И вот у меня есть подозрение, что все эти известные актеры согласились играть у голливудского режиссера Вадима Перельмана именно потому, что надеялись на такую небанальную штуку, я думаю, на это купился даже Петр Мамонов. Потому что не может же психически здоровому актеру прийти в голову мысль сыграть в тысячный раз в сериале "Чулпан Хаматова дарит свою улыбку Сталину". Но все оказалось именно так, как и бывает у нас: радикальную идею, если она и была, осветлили, утеплили, адаптировали для зрителя — в общем, убили. На пути любого художественного высказывания стоит самоцензура: продюсер начинает бояться собственного плана уже на второй день съемок, вместо одного сценариста над фильмом в результате работают четверо; меняют актеров местами, добавляют героизма и любви, в конце — саспенса; нарушают любые жанры, не выдерживая ни одного — в общем, получается сериал "Пепел".

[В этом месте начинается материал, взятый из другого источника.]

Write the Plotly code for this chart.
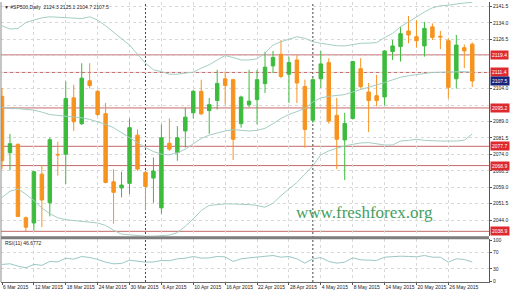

"Не подписывайте",— говорит в камере вору Пеплу условный "хороший человек". Это неожиданно комично вдруг звучит — мы знаем, как дорого обходилось в 30-е годы это решение "не подписывать". Это был выбор, на это решались немногие; а тут смешно, потому что решение "не подписывать" происходит поначалу не из-за моральных принципов, а потому что это просто не твоя "история". И вообще превращение вора в хорошего советского офицера — это как пародия на "Генерала делла Ровере" Росселлини и на "Подпоручика Киже" одновременно. Или вот жена бедного офицера Петрова расспрашивает Пепла о муже — "прошу вас, рассказывайте дальше!" — тут на минуту мелькает живая циничная ухмылка. Автор сценария как бы шутит, что женщины простят вам любую нелепость и ужас, только если вы будете рассказывать им "интересные истории" без перерыва и с деталями. Так и можно было бы продолжать — ловить советскую и общечеловеческую этику на амбивалентности, и было бы неожиданно и интересно.

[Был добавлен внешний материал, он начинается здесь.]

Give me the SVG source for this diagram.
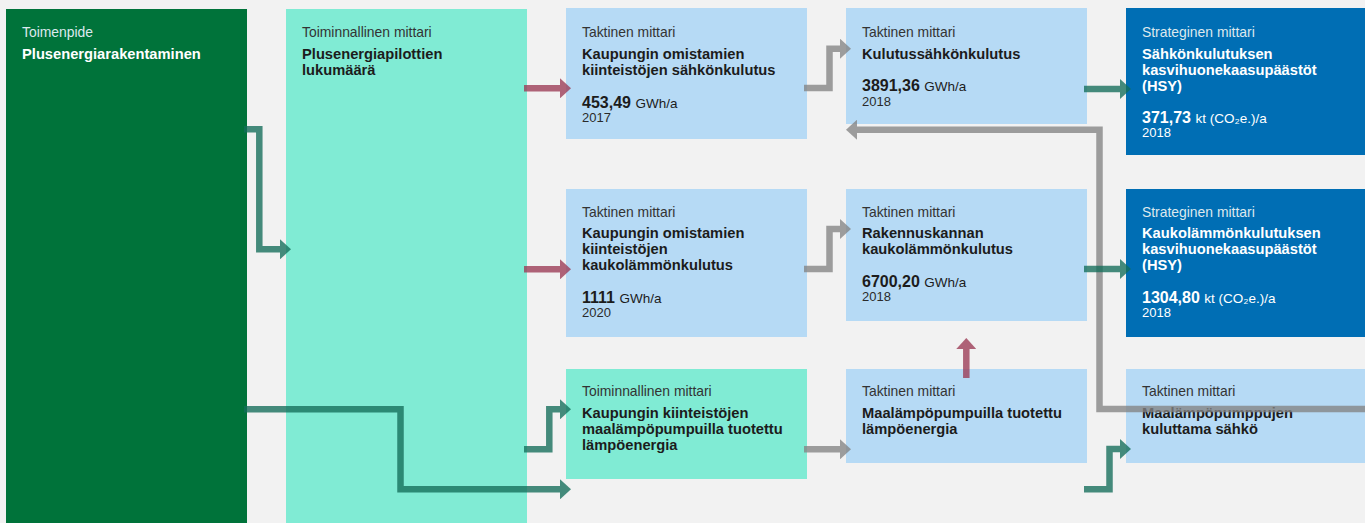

Вот растягивает сержант гармонь, и вдруг думаешь: а если и он — ряженый? И вся армия есть в каком-то смысле — поддельная, ненастоящая? И если продлить этот гиньоль и дальше? "Мы из 82-й дивизии",— говорит выходящий из окружения Пепел. Поскольку тут у нас зима 42-го года, а Ярцевская, ордена Красного Знамени, ордена Александра Суворова 82-я стрелковая дивизия, как подсказывает "Википедия", появилась только летом 1942 года. А что если, думаешь, так примерно и все остальные воевали? Словом, это было бы интересный ракурс.
Но как это бывает в нашем кино, авторы сами грандиозно губят собственный замысел.
Падает макушка церкви, звучит тревожная музыка, верный знак — поменялся сценарист. Сценаристы — бесправные люди, всем командуют продюсер и режиссер. Когда им что-то не нравится, они просто меняют сценарий. Наступает война, а значит — время добра и время настоящих поступков, и весь гиньоль летит к чертям, и никакой амбивалентности, над святым не смеяться. И приходят немцы из Театра эстрады, и отчетливо слышна в зимнем лесу хорошо поставленная немецкая речь. "Руссен, руссен" — ну о чем еще немцы могут говорить в зимнем лесу. Почему всем героям на войне только и бывает хорошо? Потому что война — это время, когда не нужно врать, притворяться и бояться разоблачения. Хутор Упоровский. Деревня Ольховка. Из музея военной техники вышла автомашина и два мотоцикла. Короткая очередь, и все немцы убиты. Это бывший капитан Советской армии Петров, который, хотя и зэк, но тоже честно воюет за родину — и немного за себя. У немцев все как всегда — избы празднично украшены флагами, по русскому обычаю по два на каждом доме. Дальше появляются актеры Гармаш и Хаматова. И начинается уже нечто третье, послевоенное, мелодраматическое, с похищением, беременностью, случайными встречами в библиотеке. Закопанный сундук нашелся под крестами, их глаза встретились, она опять падает в обморок.
Это какой-то заколдованный круг. Деньги есть; режиссеры есть, и актеры, и продюсеры, и сценаристы. Есть желание сделать что-то непохожее. Нет лишь какого-то стилистического единства, цельности — в головах, в мозгах. Нет идеи, концепции — чего хотим сказать? Нет воли воплотить все это в жизнь, собственное, пусть резкое, неправильное, но свое. Нет в принципе "своего". И каждый сериал — как памятник этому отсутствию.